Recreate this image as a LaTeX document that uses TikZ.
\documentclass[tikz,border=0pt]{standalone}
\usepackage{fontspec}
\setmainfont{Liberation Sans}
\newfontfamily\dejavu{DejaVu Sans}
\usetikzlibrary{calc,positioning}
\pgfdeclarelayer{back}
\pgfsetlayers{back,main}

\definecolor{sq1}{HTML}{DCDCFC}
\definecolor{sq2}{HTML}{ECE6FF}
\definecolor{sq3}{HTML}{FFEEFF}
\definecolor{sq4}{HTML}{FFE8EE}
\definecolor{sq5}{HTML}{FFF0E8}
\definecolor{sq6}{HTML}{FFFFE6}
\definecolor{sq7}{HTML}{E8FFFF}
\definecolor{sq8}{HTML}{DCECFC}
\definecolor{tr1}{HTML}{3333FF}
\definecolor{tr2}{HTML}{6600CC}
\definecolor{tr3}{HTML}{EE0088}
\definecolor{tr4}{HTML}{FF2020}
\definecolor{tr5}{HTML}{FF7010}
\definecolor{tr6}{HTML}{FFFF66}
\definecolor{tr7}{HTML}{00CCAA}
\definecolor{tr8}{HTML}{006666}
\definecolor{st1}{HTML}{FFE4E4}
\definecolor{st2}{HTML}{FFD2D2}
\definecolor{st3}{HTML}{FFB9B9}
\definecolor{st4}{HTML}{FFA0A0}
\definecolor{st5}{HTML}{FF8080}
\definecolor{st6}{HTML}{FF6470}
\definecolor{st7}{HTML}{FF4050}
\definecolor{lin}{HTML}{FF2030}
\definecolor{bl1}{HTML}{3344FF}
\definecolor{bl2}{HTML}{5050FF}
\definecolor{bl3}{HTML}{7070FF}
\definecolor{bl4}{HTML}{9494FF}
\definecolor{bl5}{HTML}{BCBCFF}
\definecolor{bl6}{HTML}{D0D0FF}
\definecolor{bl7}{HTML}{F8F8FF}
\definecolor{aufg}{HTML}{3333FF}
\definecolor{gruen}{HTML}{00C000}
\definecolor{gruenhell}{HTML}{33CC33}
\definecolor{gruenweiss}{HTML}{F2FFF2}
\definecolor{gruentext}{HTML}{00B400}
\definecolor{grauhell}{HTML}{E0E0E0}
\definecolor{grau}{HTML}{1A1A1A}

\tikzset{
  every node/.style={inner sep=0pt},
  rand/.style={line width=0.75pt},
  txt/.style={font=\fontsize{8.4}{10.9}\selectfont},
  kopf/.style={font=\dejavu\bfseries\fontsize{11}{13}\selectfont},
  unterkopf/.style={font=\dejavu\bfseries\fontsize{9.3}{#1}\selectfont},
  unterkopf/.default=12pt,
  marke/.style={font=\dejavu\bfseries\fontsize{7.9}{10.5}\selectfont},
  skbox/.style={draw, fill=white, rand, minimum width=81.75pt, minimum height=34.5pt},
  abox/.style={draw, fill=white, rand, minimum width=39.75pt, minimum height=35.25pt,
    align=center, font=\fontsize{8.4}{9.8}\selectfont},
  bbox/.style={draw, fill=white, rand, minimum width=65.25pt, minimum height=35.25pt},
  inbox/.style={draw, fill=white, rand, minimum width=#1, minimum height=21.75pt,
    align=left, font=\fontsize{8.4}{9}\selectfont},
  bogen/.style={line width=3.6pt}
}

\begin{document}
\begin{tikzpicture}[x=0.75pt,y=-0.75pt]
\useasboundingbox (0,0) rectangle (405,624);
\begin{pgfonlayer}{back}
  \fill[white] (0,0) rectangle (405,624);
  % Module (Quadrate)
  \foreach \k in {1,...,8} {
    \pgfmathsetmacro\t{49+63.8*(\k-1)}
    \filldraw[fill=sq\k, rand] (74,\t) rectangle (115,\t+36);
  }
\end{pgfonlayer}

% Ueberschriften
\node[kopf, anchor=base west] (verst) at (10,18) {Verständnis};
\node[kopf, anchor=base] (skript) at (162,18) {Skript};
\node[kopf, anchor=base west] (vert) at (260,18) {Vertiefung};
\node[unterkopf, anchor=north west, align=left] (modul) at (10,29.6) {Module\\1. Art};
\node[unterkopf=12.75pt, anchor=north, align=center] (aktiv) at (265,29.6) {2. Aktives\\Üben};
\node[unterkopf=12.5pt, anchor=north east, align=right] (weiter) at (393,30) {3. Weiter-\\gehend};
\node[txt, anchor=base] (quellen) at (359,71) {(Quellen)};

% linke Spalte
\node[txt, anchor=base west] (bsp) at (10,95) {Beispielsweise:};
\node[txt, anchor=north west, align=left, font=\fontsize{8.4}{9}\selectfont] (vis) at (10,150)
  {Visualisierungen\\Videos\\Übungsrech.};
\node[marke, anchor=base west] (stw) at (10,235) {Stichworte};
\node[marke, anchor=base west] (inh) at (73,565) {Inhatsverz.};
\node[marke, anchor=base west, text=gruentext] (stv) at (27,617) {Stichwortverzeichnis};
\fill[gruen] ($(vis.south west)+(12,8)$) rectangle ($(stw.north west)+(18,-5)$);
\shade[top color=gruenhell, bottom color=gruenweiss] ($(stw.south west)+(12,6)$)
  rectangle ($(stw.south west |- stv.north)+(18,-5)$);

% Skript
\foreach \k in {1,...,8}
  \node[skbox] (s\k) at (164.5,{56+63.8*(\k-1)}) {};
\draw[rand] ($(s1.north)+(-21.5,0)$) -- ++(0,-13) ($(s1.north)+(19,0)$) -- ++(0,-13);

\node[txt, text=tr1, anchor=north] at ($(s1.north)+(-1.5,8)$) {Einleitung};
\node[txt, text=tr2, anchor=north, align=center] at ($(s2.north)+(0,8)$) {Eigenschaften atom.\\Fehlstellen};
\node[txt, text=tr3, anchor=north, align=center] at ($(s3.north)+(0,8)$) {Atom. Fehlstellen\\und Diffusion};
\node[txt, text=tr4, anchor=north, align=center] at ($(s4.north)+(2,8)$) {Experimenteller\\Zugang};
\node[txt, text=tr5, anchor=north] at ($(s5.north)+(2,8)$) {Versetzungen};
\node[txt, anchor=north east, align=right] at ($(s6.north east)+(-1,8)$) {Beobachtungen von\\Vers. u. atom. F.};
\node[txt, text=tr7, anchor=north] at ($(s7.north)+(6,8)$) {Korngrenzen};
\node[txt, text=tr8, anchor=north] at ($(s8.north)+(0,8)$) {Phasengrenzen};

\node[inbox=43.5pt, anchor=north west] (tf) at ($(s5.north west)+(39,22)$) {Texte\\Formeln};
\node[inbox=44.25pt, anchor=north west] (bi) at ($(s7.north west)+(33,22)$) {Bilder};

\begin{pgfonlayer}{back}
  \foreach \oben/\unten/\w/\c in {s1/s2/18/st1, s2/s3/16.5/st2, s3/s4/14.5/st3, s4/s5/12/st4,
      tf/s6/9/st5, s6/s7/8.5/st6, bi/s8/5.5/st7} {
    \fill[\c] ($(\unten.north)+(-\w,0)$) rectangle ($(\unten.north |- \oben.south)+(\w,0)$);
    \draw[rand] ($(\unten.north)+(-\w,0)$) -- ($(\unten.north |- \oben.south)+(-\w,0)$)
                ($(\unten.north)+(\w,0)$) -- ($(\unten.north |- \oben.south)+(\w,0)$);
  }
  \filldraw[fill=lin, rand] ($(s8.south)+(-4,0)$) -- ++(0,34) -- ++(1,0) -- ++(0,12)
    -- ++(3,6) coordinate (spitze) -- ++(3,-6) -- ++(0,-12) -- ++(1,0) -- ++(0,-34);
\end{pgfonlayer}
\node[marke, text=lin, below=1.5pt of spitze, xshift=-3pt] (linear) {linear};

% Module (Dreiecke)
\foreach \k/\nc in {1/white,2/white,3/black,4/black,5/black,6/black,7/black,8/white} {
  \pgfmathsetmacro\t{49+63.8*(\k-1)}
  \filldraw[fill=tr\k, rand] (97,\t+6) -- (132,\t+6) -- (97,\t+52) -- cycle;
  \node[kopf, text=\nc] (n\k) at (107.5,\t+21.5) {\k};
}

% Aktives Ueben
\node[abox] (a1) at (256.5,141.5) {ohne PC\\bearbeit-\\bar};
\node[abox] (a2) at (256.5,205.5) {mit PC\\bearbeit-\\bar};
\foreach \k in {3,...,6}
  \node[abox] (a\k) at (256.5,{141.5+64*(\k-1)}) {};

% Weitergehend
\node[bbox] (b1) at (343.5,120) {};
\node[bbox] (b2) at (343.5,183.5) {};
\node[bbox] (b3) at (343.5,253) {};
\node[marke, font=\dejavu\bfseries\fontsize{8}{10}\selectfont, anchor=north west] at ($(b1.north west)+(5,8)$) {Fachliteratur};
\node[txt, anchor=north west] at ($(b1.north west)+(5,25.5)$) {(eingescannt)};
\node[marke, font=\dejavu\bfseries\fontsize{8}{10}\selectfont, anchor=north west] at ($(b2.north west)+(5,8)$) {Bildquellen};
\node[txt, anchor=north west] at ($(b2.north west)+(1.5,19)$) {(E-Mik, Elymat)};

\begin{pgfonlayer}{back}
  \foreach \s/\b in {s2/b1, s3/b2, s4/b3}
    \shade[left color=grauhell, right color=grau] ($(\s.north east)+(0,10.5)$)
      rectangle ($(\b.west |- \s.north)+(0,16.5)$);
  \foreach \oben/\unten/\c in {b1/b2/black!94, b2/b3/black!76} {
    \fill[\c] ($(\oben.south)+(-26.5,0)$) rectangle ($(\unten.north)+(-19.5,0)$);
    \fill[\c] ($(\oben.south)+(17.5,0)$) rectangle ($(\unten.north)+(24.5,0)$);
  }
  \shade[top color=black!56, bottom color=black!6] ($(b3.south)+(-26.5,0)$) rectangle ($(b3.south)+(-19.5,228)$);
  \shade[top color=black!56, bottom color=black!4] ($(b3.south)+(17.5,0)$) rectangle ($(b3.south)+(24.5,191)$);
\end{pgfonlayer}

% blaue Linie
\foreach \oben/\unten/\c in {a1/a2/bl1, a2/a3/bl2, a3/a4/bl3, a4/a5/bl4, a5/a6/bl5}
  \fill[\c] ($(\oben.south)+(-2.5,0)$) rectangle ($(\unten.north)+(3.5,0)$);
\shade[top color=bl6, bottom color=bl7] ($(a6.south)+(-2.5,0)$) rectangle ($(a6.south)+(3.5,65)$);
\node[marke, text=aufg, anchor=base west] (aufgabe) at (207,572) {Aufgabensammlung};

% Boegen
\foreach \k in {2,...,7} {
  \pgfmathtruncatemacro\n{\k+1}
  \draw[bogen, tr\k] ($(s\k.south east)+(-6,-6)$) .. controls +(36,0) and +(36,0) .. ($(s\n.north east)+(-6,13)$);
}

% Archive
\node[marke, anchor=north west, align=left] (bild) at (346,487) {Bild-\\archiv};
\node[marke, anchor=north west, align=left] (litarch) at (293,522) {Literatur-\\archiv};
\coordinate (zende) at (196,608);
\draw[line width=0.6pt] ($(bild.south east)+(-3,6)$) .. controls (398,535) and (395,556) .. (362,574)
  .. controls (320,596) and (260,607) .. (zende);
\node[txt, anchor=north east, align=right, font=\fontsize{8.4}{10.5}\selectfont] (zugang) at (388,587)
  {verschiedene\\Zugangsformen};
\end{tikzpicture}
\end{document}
■ ■ ■ ■ ■
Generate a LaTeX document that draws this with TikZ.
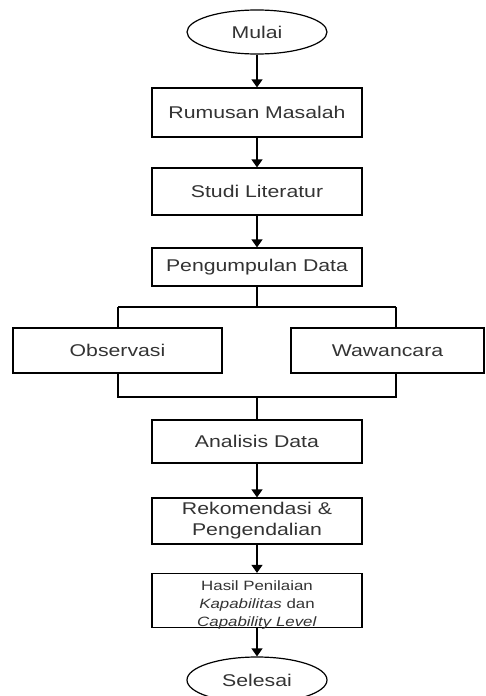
■ ■ ■ ■ ■
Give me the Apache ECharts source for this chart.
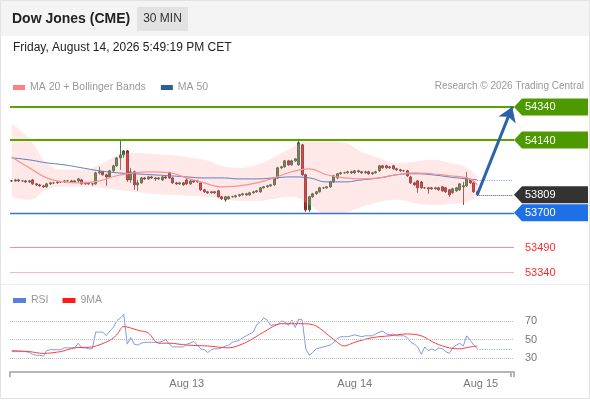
■ ■ ■ ■ ■
To do -
State how many lines include the string "LaTeX". Give no other information.

Task answer -
2